Despite releasing material by moderately well-known punk bands like Enemy You, Intro5pect, and Toys That Kill, Geykido Comet (or GC) Records has remained one of the best-hidden secrets in punk rock. In fact, when I first ran across "GC Records" on in 2004, I wrote them off due to some phantom association with Good Charlotte. Now that may have been just because I was young and stubborn, but it may have had something to do with the highly esoteric nature of their releases. Case in point, Teriyaki Suplexxx: A 2007 Snapshot of the Japanese Underground.

As the name implies, the probability that even a well-versed North American punker has heard of a single band on this 22-song compilation is slim (despite the fact that a number of the Japanese bands are based in Europe, Australia, and the U.S.!). Bands like Rocket Jack Vaders, Space Kung-Fu Man, Coloba Milk Bar and Electric Eel Shock populate the diverse collection that spans across multiple styles and genres. Female-fronted pop-punk dominates the first few songs, with London's Mika Bomb chopping together the catchy 'n' cute "Shut Ya Mouth." The highly repetitive "Bastard" by Electric Eel Shock follows, with a dance-rock beat and enough zip-zapping sound effects to make pushing the skip button a tough sell. Australia's Mach Pelican deliver far and away the catchiest song on the comp, as their Ramones-influenced pop-punk is the perfect concoction of hooks and air guitar-inspiring riffs. The aforementioned Coloba Milk Bar imparts the funky bass and scratchy power chords of the Minutemen, while Dynamite Club speeds through the 46 seconds of "12 Questions for the Psychadelically Impaired" with abnormal timing and battling dual vocals.

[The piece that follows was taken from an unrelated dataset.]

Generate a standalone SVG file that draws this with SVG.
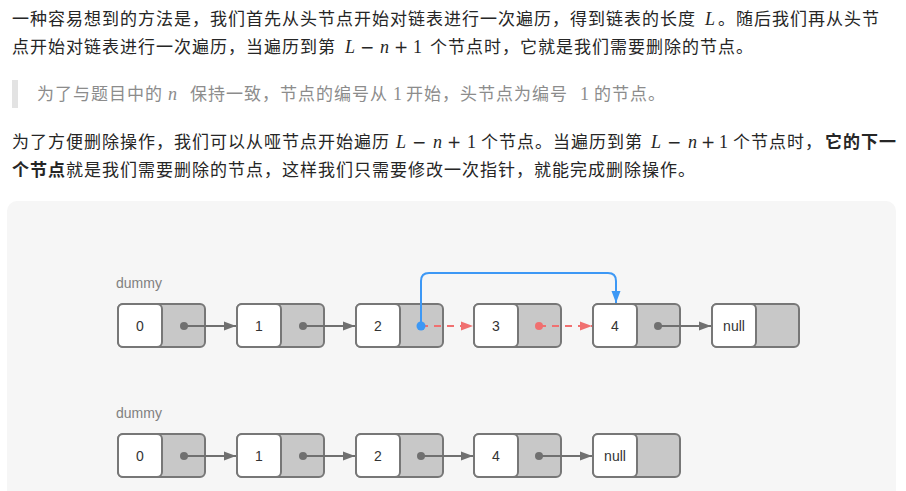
<svg xmlns="http://www.w3.org/2000/svg" width="906" height="491" viewBox="0 0 906 491">
<style>
.t{font-family:"Noto Sans CJK SC","Noto Sans",sans-serif;font-size:17px;letter-spacing:1px;fill:#262626}
.q{fill:#8c8c8c}
.b{font-weight:700}
.m{font-family:"Liberation Serif","Noto Sans CJK SC",serif;font-size:18px;letter-spacing:0}
.op{font-family:"DejaVu Sans",sans-serif;font-size:17px;letter-spacing:0}
.mi{font-style:italic}
.box{fill:#c8c8c8;stroke:#777;stroke-width:2}
.cell{fill:#fff;stroke:#777;stroke-width:2}
.lbl{font-family:"Liberation Sans",Arial,sans-serif;font-size:14px;fill:#333;text-anchor:middle}
.dum{font-family:"Liberation Sans",Arial,sans-serif;font-size:14px;fill:#808080}
.g{stroke:#707070;stroke-width:2;fill:none}
.r{stroke:#f07070;stroke-width:2;fill:none;stroke-dasharray:7 6}
.bl{stroke:#3d98f5;stroke-width:2;fill:none}
</style>
<defs>
<marker id="ag" markerWidth="12" markerHeight="10" refX="12" refY="5" orient="auto" markerUnits="userSpaceOnUse"><path d="M0,0.5 L12,5 L0,9.5 z" fill="#707070"/></marker>
<marker id="ar" markerWidth="12" markerHeight="10" refX="12" refY="5" orient="auto" markerUnits="userSpaceOnUse"><path d="M0,0.5 L12,5 L0,9.5 z" fill="#f07070"/></marker>
<marker id="ab" markerWidth="12" markerHeight="10" refX="12" refY="5" orient="auto" markerUnits="userSpaceOnUse"><path d="M0,0.5 L12,5 L0,9.5 z" fill="#3d98f5"/></marker>
<g id="node">
<rect class="box" x="0" y="0" width="87" height="43" rx="5"/>
<rect class="cell" x="0" y="0" width="44" height="43" rx="5"/>
</g>
</defs>
<rect width="906" height="491" fill="#fff"/>

<g id="text">
<text class="t" y="25"><tspan x="12">一种容易想到的方法是，我们首先从头节点开始对链表进行一次遍历，得到链表的长度</tspan><tspan class="m mi" x="705">L</tspan><tspan x="718">。随后我们再从头节</tspan></text>
<text class="t" y="53"><tspan x="12">点开始对链表进行一次遍历，当遍历到第</tspan><tspan class="m mi" x="345">L</tspan><tspan class="op" x="360">−</tspan><tspan class="m mi" x="380">n</tspan><tspan class="op" x="394">+</tspan><tspan class="m" x="413">1</tspan><tspan x="430">个节点时，它就是我们需要删除的节点。</tspan></text>
<rect x="12" y="80" width="6" height="28" fill="#e3e3e3"/>
<text class="t q" y="100"><tspan x="37">为了与题目中的</tspan><tspan class="m mi q" x="168">n</tspan><tspan x="190">保持一致，节点的编号从</tspan><tspan class="m q" x="393">1</tspan><tspan x="406">开始，头节点为编号</tspan><tspan class="m q" x="580">1</tspan><tspan x="594">的节点。</tspan></text>
<text class="t" y="148"><tspan x="12">为了方便删除操作，我们可以从哑节点开始遍历</tspan><tspan class="m mi" x="396">L</tspan><tspan class="op" x="412">−</tspan><tspan class="m mi" x="433">n</tspan><tspan class="op" x="447">+</tspan><tspan class="m" x="467">1</tspan><tspan x="481">个节点。当遍历到第</tspan><tspan class="m mi" x="651">L</tspan><tspan class="op" x="667">−</tspan><tspan class="m mi" x="688">n</tspan><tspan class="op" x="701">+</tspan><tspan class="m" x="719">1</tspan><tspan x="733">个节点时，</tspan><tspan class="b" x="825">它的下一</tspan></text>
<text class="t" y="176"><tspan class="b" x="12">个节点</tspan><tspan x="66">就是我们需要删除的节点，这样我们只需要修改一次指针，就能完成删除操作。</tspan></text>
</g>

<rect x="7" y="201" width="889" height="310" rx="10" fill="#f6f6f6"/>

<text class="dum" x="116" y="288">dummy</text>
<text class="dum" x="116" y="418">dummy</text>

<g id="r1n0"><use href="#node" x="118" y="304"/><text class="lbl" x="140" y="331">0</text></g>
<g id="r1n1"><use href="#node" x="237" y="304"/><text class="lbl" x="259" y="331">1</text></g>
<g id="r1n2"><use href="#node" x="356" y="304"/><text class="lbl" x="378" y="331">2</text></g>
<g id="r1n3"><use href="#node" x="474" y="304"/><text class="lbl" x="496" y="331">3</text></g>
<g id="r1n4"><use href="#node" x="593" y="304"/><text class="lbl" x="615" y="331">4</text></g>
<g id="r1null"><use href="#node" x="712" y="304"/><text class="lbl" x="734" y="331">null</text></g>

<g id="r2n0"><use href="#node" x="118" y="434"/><text class="lbl" x="140" y="461">0</text></g>
<g id="r2n1"><use href="#node" x="237" y="434"/><text class="lbl" x="259" y="461">1</text></g>
<g id="r2n2"><use href="#node" x="356" y="434"/><text class="lbl" x="378" y="461">2</text></g>
<g id="r2n4"><use href="#node" x="474" y="434"/><text class="lbl" x="496" y="461">4</text></g>
<g id="r2null"><use href="#node" x="593" y="434"/><text class="lbl" x="615" y="461">null</text></g>

<g id="connectors">
<path class="g" d="M184,326 H236" marker-end="url(#ag)"/>
<path class="g" d="M303,326 H355" marker-end="url(#ag)"/>
<path class="r" d="M421,326 H473" marker-end="url(#ar)"/>
<path class="r" d="M539,326 H592" marker-end="url(#ar)"/>
<path class="g" d="M658,326 H711" marker-end="url(#ag)"/>
<path class="bl" d="M421,326 V281 Q421,273 429,273 H608 Q616,273 616,281 V303" marker-end="url(#ab)"/>
<circle cx="184" cy="326" r="4" fill="#707070"/>
<circle cx="303" cy="326" r="4" fill="#707070"/>
<circle cx="539" cy="326" r="4" fill="#f07070"/>
<circle cx="658" cy="326" r="4" fill="#707070"/>
<circle cx="421" cy="326" r="4.5" fill="#3d98f5"/>

<path class="g" d="M184,456 H236" marker-end="url(#ag)"/>
<path class="g" d="M303,456 H355" marker-end="url(#ag)"/>
<path class="g" d="M421,456 H473" marker-end="url(#ag)"/>
<path class="g" d="M539,456 H592" marker-end="url(#ag)"/>
<circle cx="184" cy="456" r="4" fill="#707070"/>
<circle cx="303" cy="456" r="4" fill="#707070"/>
<circle cx="421" cy="456" r="4" fill="#707070"/>
<circle cx="539" cy="456" r="4" fill="#707070"/>
</g>
</svg>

With the spazz-out instrumentalism of Mong Hang's "Og A Rachue Po," Teriyaki Suplexxx seems to hit the very bottom depths of the proverbial "Japanese underground." The electro-pop of Jean Paul Yamamoto's Lolita widens the chasm, possibly overshooting the album's target (or at least inevitably punk-based) audience. The most unfortunate track -- though one of the best musically -- is the 2005 song "Twin Cities Bridges Are Falling" by Minneapolis' Birthday Suits, which could not have gained exposure at a worse time.

While the 2004 me would have dismissed such an obscure release as Teriyaki Suplexxx for not having the eye-catching names of established acts, the 2007 me is excited to discover new music in the form of Japanese artists like Mach Pelican, Jet Boys, and Mika Bomb. Sure, it may take a couple more listens to get into than the Bouncing Souls or Lifetime, but it will be that much more rewarding to find a new beloved band in an unexpected place.